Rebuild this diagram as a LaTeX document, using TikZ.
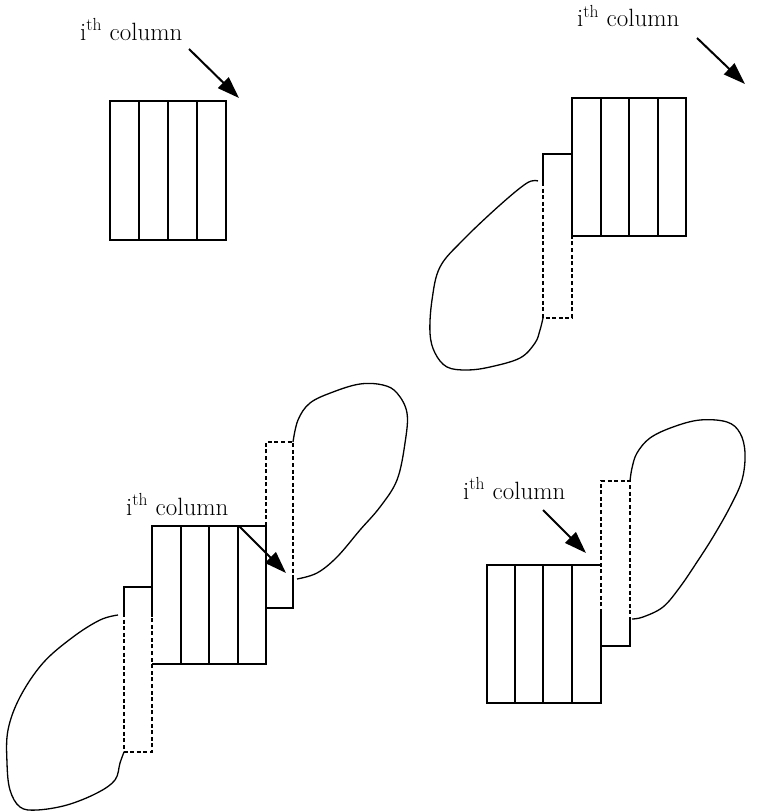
\documentclass[tikz,border=0pt]{standalone}
\usepackage{fontspec}
\setmainfont{Latin Modern Roman}
\usetikzlibrary{arrows.meta}
\begin{document}
\begin{tikzpicture}[x=1pt,y=-1pt,
  box/.style={line width=1.4pt, line join=miter},
  dashbox/.style={line width=1.4pt, dash pattern=on 4pt off 2.6pt},
  blob/.style={line width=1.3pt, smooth, tension=0.6},
  pointer/.style={line width=2pt, -{Triangle[length=22pt,width=15pt]}},
  lbl/.style={anchor=base west, inner sep=0pt, font=\fontsize{25}{29}\selectfont}]
\useasboundingbox (0,0) rectangle (759,811);

% ---------- Panel 1 (top left)
\draw[box] (110,101) rectangle (226,240);
\foreach \x in {139,168,197} \draw[box] (\x,101) -- (\x,240);
\node[lbl] (lab1) at (80,40) {i\textsuperscript{th} column};
\coordinate (a1s) at (189,49);
\coordinate (a1e) at (239,98);
\draw[pointer] (a1s) -- (a1e);

% ---------- Panel 2 (top right)
\draw[box] (572,98) rectangle (686,236);
\foreach \x in {601,629,658} \draw[box] (\x,98) -- (\x,236);
\draw[box] (543,182) -- (543,154) -- (572,154);
\draw[dashbox] (543,182) -- (543,318) -- (572,318) -- (572,236);
\draw[blob] plot coordinates {(538,181) (527,183) (500,205) (463,240) (440,267) (432,300) (430,333) (435,353) (447,367) (467,370) (490,367) (520,358) (535,343) (540,330) (543,318)};
\node[lbl] (lab2) at (577,27) {i\textsuperscript{th} column};
\coordinate (a2s) at (697,38);
\coordinate (a2e) at (745,84);
\draw[pointer] (a2s) -- (a2e);

% ---------- Panel 3 (bottom left)
\draw[box] (152,617) -- (152,526) -- (266,526) -- (266,664) -- (152,664);
\foreach \x in {181,209,238} \draw[box] (\x,526) -- (\x,664);
\draw[box] (124,613) -- (124,587) -- (152,587);
\draw[dashbox] (124,613) -- (124,752) -- (152,752) -- (152,617);
\draw[dashbox] (266,526) -- (266,442) -- (293,442) -- (293,577);
\draw[box] (293,577) -- (293,608) -- (266,608);
\draw[blob] plot coordinates {(118,615) (100,620) (73,637) (43,663) (20,697) (8,730) (7,763) (10,790) (20,807) (37,810) (67,805) (97,793) (115,780) (120,763) (124,752)};
\draw[blob] plot coordinates {(297,579) (317,573) (337,557) (360,530) (380,507) (397,480) (405,443) (407,413) (397,393) (383,385) (360,384) (333,392) (310,403) (298,420) (293,442)};
\node[lbl] (lab3) at (126,515) {i\textsuperscript{th} column};
\coordinate (a3s) at (239,526);
\coordinate (a3e) at (286,573);
\draw[pointer] (a3s) -- (a3e);

% ---------- Panel 4 (bottom right)
\draw[box] (601,613) -- (601,703) -- (487,703) -- (487,565) -- (601,565);
\foreach \x in {515,543,572} \draw[box] (\x,565) -- (\x,703);
\draw[dashbox] (601,613) -- (601,481) -- (630,481) -- (630,617);
\draw[box] (630,617) -- (630,646) -- (601,646);
\draw[blob] plot coordinates {(632,619) (643,617) (663,607) (680,587) (697,562) (713,537) (730,507) (742,480) (745,453) (740,433) (727,422) (700,420) (673,427) (650,438) (637,453) (632,468) (630,481)};
\node[lbl] (lab4) at (463,499) {i\textsuperscript{th} column};
\coordinate (a4s) at (543,510);
\coordinate (a4e) at (586,553);
\draw[pointer] (a4s) -- (a4e);
\end{tikzpicture}
\end{document}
******
### EXERCISE:
Working from the material above, transcribe it exactly while omitting pictures.

### WORKED SOLUTION:
Rebuild this diagram as a LaTeX document, using TikZ.
\documentclass[tikz,border=0pt]{standalone}
\usepackage{fontspec}
\setmainfont{Latin Modern Roman}
\usetikzlibrary{arrows.meta}
\begin{document}
\begin{tikzpicture}[x=1pt,y=-1pt,
  box/.style={line width=1.4pt, line join=miter},
  dashbox/.style={line width=1.4pt, dash pattern=on 4pt off 2.6pt},
  blob/.style={line width=1.3pt, smooth, tension=0.6},
  pointer/.style={line width=2pt, -{Triangle[length=22pt,width=15pt]}},
  lbl/.style={anchor=base west, inner sep=0pt, font=\fontsize{25}{29}\selectfont}]
\useasboundingbox (0,0) rectangle (759,811);

% ---------- Panel 1 (top left)
\draw[box] (110,101) rectangle (226,240);
\foreach \x in {139,168,197} \draw[box] (\x,101) -- (\x,240);
\node[lbl] (lab1) at (80,40) {i\textsuperscript{th} column};
\coordinate (a1s) at (189,49);
\coordinate (a1e) at (239,98);
\draw[pointer] (a1s) -- (a1e);

% ---------- Panel 2 (top right)
\draw[box] (572,98) rectangle (686,236);
\foreach \x in {601,629,658} \draw[box] (\x,98) -- (\x,236);
\draw[box] (543,182) -- (543,154) -- (572,154);
\draw[dashbox] (543,182) -- (543,318) -- (572,318) -- (572,236);
\draw[blob] plot coordinates {(538,181) (527,183) (500,205) (463,240) (440,267) (432,300) (430,333) (435,353) (447,367) (467,370) (490,367) (520,358) (535,343) (540,330) (543,318)};
\node[lbl] (lab2) at (577,27) {i\textsuperscript{th} column};
\coordinate (a2s) at (697,38);
\coordinate (a2e) at (745,84);
\draw[pointer] (a2s) -- (a2e);

% ---------- Panel 3 (bottom left)
\draw[box] (152,617) -- (152,526) -- (266,526) -- (266,664) -- (152,664);
\foreach \x in {181,209,238} \draw[box] (\x,526) -- (\x,664);
\draw[box] (124,613) -- (124,587) -- (152,587);
\draw[dashbox] (124,613) -- (124,752) -- (152,752) -- (152,617);
\draw[dashbox] (266,526) -- (266,442) -- (293,442) -- (293,577);
\draw[box] (293,577) -- (293,608) -- (266,608);
\draw[blob] plot coordinates {(118,615) (100,620) (73,637) (43,663) (20,697) (8,730) (7,763) (10,790) (20,807) (37,810) (67,805) (97,793) (115,780) (120,763) (124,752)};
\draw[blob] plot coordinates {(297,579) (317,573) (337,557) (360,530) (380,507) (397,480) (405,443) (407,413) (397,393) (383,385) (360,384) (333,392) (310,403) (298,420) (293,442)};
\node[lbl] (lab3) at (126,515) {i\textsuperscript{th} column};
\coordinate (a3s) at (239,526);
\coordinate (a3e) at (286,573);
\draw[pointer] (a3s) -- (a3e);

% ---------- Panel 4 (bottom right)
\draw[box] (601,613) -- (601,703) -- (487,703) -- (487,565) -- (601,565);
\foreach \x in {515,543,572} \draw[box] (\x,565) -- (\x,703);
\draw[dashbox] (601,613) -- (601,481) -- (630,481) -- (630,617);
\draw[box] (630,617) -- (630,646) -- (601,646);
\draw[blob] plot coordinates {(632,619) (643,617) (663,607) (680,587) (697,562) (713,537) (730,507) (742,480) (745,453) (740,433) (727,422) (700,420) (673,427) (650,438) (637,453) (632,468) (630,481)};
\node[lbl] (lab4) at (463,499) {i\textsuperscript{th} column};
\coordinate (a4s) at (543,510);
\coordinate (a4e) at (586,553);
\draw[pointer] (a4s) -- (a4e);
\end{tikzpicture}
\end{document}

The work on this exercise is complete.